Objective
Copy out the records in full, word for word, without pictures.

START Task input

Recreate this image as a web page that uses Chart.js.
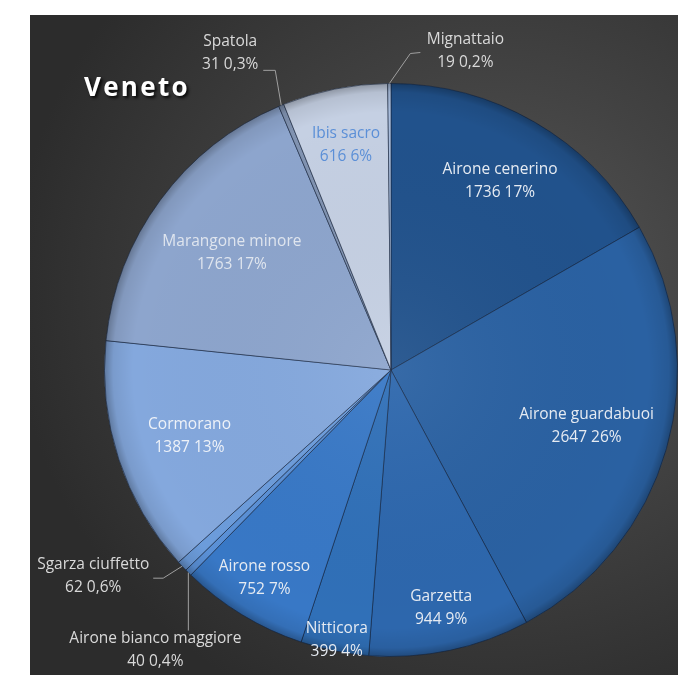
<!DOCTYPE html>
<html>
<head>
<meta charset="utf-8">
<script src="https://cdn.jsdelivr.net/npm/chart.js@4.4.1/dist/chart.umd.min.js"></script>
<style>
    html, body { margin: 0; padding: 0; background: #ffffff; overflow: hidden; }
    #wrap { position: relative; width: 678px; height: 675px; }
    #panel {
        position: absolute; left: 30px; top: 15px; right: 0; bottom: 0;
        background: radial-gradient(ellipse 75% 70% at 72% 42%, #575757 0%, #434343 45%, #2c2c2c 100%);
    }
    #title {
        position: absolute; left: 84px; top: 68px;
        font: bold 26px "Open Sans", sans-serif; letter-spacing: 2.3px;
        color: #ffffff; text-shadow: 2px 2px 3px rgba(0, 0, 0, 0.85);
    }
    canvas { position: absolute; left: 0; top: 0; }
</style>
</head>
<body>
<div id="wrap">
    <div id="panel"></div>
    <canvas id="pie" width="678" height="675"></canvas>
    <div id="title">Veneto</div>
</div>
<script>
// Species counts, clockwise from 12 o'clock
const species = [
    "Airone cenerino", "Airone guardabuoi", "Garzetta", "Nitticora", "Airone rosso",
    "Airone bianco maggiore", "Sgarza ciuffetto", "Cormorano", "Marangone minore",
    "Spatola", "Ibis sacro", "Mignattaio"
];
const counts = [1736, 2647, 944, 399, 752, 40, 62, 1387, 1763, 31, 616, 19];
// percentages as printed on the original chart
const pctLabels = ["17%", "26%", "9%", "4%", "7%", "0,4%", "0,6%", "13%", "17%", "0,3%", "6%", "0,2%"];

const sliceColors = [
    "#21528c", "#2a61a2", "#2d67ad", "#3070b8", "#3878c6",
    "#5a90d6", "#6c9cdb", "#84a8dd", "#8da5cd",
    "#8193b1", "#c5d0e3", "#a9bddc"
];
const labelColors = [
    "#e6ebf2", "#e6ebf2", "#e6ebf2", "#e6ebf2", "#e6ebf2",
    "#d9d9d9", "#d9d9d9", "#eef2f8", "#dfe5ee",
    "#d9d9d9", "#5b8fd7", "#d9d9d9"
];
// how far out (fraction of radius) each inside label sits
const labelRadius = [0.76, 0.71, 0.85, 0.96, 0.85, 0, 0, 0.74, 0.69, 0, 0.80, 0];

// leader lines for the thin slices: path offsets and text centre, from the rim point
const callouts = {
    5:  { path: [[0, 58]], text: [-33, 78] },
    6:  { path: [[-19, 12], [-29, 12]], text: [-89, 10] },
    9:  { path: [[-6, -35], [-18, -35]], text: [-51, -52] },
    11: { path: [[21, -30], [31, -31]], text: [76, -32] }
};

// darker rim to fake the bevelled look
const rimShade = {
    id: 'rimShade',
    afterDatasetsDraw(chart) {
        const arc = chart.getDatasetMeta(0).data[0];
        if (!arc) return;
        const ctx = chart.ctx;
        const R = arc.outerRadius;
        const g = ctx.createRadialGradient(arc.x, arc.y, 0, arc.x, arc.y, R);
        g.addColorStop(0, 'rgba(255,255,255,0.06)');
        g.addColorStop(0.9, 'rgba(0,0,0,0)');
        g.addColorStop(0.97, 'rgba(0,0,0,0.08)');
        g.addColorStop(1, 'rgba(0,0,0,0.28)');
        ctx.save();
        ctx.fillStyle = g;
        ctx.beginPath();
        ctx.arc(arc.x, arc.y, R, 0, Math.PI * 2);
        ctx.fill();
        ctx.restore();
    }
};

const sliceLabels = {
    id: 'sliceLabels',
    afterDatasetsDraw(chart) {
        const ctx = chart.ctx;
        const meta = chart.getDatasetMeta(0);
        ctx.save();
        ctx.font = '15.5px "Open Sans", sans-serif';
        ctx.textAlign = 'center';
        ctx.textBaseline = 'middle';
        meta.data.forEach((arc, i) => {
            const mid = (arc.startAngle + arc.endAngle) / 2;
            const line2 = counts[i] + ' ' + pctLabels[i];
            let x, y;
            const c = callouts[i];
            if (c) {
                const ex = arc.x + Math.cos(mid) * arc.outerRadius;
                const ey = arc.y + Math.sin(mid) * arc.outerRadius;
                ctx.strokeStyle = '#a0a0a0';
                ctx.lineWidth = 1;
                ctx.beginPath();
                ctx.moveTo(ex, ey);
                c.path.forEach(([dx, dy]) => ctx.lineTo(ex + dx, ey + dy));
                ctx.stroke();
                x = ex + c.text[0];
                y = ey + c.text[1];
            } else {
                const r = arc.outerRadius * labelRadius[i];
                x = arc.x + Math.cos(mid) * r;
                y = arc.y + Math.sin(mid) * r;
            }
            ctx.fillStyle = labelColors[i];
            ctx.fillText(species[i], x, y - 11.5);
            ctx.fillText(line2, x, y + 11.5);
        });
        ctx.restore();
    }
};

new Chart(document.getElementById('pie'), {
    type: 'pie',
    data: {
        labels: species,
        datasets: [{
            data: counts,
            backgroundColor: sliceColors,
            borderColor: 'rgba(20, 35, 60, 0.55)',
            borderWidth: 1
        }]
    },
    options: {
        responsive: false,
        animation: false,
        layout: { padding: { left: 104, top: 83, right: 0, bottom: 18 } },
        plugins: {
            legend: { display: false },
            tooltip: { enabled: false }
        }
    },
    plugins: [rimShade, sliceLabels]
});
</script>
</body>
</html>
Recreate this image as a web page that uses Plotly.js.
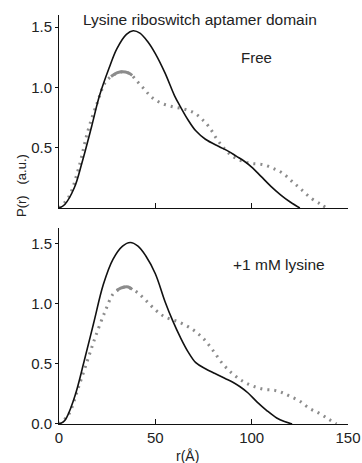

END Task input

Answer to the problem
Recreate this image as a web page that uses Chart.js.
<!DOCTYPE html>
<html>
<head>
<meta charset="utf-8">
<script src="https://cdn.jsdelivr.net/npm/chart.js@4.4.1/dist/chart.umd.min.js"></script>
<style>
    html, body { margin: 0; padding: 0; background: #ffffff; overflow: hidden; }
    #wrap { position: relative; width: 678px; height: 675px; }
    #panel {
        position: absolute; left: 30px; top: 15px; right: 0; bottom: 0;
        background: radial-gradient(ellipse 75% 70% at 72% 42%, #575757 0%, #434343 45%, #2c2c2c 100%);
    }
    #title {
        position: absolute; left: 84px; top: 68px;
        font: bold 26px "Open Sans", sans-serif; letter-spacing: 2.3px;
        color: #ffffff; text-shadow: 2px 2px 3px rgba(0, 0, 0, 0.85);
    }
    canvas { position: absolute; left: 0; top: 0; }
</style>
</head>
<body>
<div id="wrap">
    <div id="panel"></div>
    <canvas id="pie" width="678" height="675"></canvas>
    <div id="title">Veneto</div>
</div>
<script>
// Species counts, clockwise from 12 o'clock
const species = [
    "Airone cenerino", "Airone guardabuoi", "Garzetta", "Nitticora", "Airone rosso",
    "Airone bianco maggiore", "Sgarza ciuffetto", "Cormorano", "Marangone minore",
    "Spatola", "Ibis sacro", "Mignattaio"
];
const counts = [1736, 2647, 944, 399, 752, 40, 62, 1387, 1763, 31, 616, 19];
// percentages as printed on the original chart
const pctLabels = ["17%", "26%", "9%", "4%", "7%", "0,4%", "0,6%", "13%", "17%", "0,3%", "6%", "0,2%"];

const sliceColors = [
    "#21528c", "#2a61a2", "#2d67ad", "#3070b8", "#3878c6",
    "#5a90d6", "#6c9cdb", "#84a8dd", "#8da5cd",
    "#8193b1", "#c5d0e3", "#a9bddc"
];
const labelColors = [
    "#e6ebf2", "#e6ebf2", "#e6ebf2", "#e6ebf2", "#e6ebf2",
    "#d9d9d9", "#d9d9d9", "#eef2f8", "#dfe5ee",
    "#d9d9d9", "#5b8fd7", "#d9d9d9"
];
// how far out (fraction of radius) each inside label sits
const labelRadius = [0.76, 0.71, 0.85, 0.96, 0.85, 0, 0, 0.74, 0.69, 0, 0.80, 0];

// leader lines for the thin slices: path offsets and text centre, from the rim point
const callouts = {
    5:  { path: [[0, 58]], text: [-33, 78] },
    6:  { path: [[-19, 12], [-29, 12]], text: [-89, 10] },
    9:  { path: [[-6, -35], [-18, -35]], text: [-51, -52] },
    11: { path: [[21, -30], [31, -31]], text: [76, -32] }
};

// darker rim to fake the bevelled look
const rimShade = {
    id: 'rimShade',
    afterDatasetsDraw(chart) {
        const arc = chart.getDatasetMeta(0).data[0];
        if (!arc) return;
        const ctx = chart.ctx;
        const R = arc.outerRadius;
        const g = ctx.createRadialGradient(arc.x, arc.y, 0, arc.x, arc.y, R);
        g.addColorStop(0, 'rgba(255,255,255,0.06)');
        g.addColorStop(0.9, 'rgba(0,0,0,0)');
        g.addColorStop(0.97, 'rgba(0,0,0,0.08)');
        g.addColorStop(1, 'rgba(0,0,0,0.28)');
        ctx.save();
        ctx.fillStyle = g;
        ctx.beginPath();
        ctx.arc(arc.x, arc.y, R, 0, Math.PI * 2);
        ctx.fill();
        ctx.restore();
    }
};

const sliceLabels = {
    id: 'sliceLabels',
    afterDatasetsDraw(chart) {
        const ctx = chart.ctx;
        const meta = chart.getDatasetMeta(0);
        ctx.save();
        ctx.font = '15.5px "Open Sans", sans-serif';
        ctx.textAlign = 'center';
        ctx.textBaseline = 'middle';
        meta.data.forEach((arc, i) => {
            const mid = (arc.startAngle + arc.endAngle) / 2;
            const line2 = counts[i] + ' ' + pctLabels[i];
            let x, y;
            const c = callouts[i];
            if (c) {
                const ex = arc.x + Math.cos(mid) * arc.outerRadius;
                const ey = arc.y + Math.sin(mid) * arc.outerRadius;
                ctx.strokeStyle = '#a0a0a0';
                ctx.lineWidth = 1;
                ctx.beginPath();
                ctx.moveTo(ex, ey);
                c.path.forEach(([dx, dy]) => ctx.lineTo(ex + dx, ey + dy));
                ctx.stroke();
                x = ex + c.text[0];
                y = ey + c.text[1];
            } else {
                const r = arc.outerRadius * labelRadius[i];
                x = arc.x + Math.cos(mid) * r;
                y = arc.y + Math.sin(mid) * r;
            }
            ctx.fillStyle = labelColors[i];
            ctx.fillText(species[i], x, y - 11.5);
            ctx.fillText(line2, x, y + 11.5);
        });
        ctx.restore();
    }
};

new Chart(document.getElementById('pie'), {
    type: 'pie',
    data: {
        labels: species,
        datasets: [{
            data: counts,
            backgroundColor: sliceColors,
            borderColor: 'rgba(20, 35, 60, 0.55)',
            borderWidth: 1
        }]
    },
    options: {
        responsive: false,
        animation: false,
        layout: { padding: { left: 104, top: 83, right: 0, bottom: 18 } },
        plugins: {
            legend: { display: false },
            tooltip: { enabled: false }
        }
    },
    plugins: [rimShade, sliceLabels]
});
</script>
</body>
</html>
Recreate this image as a web page that uses Plotly.js.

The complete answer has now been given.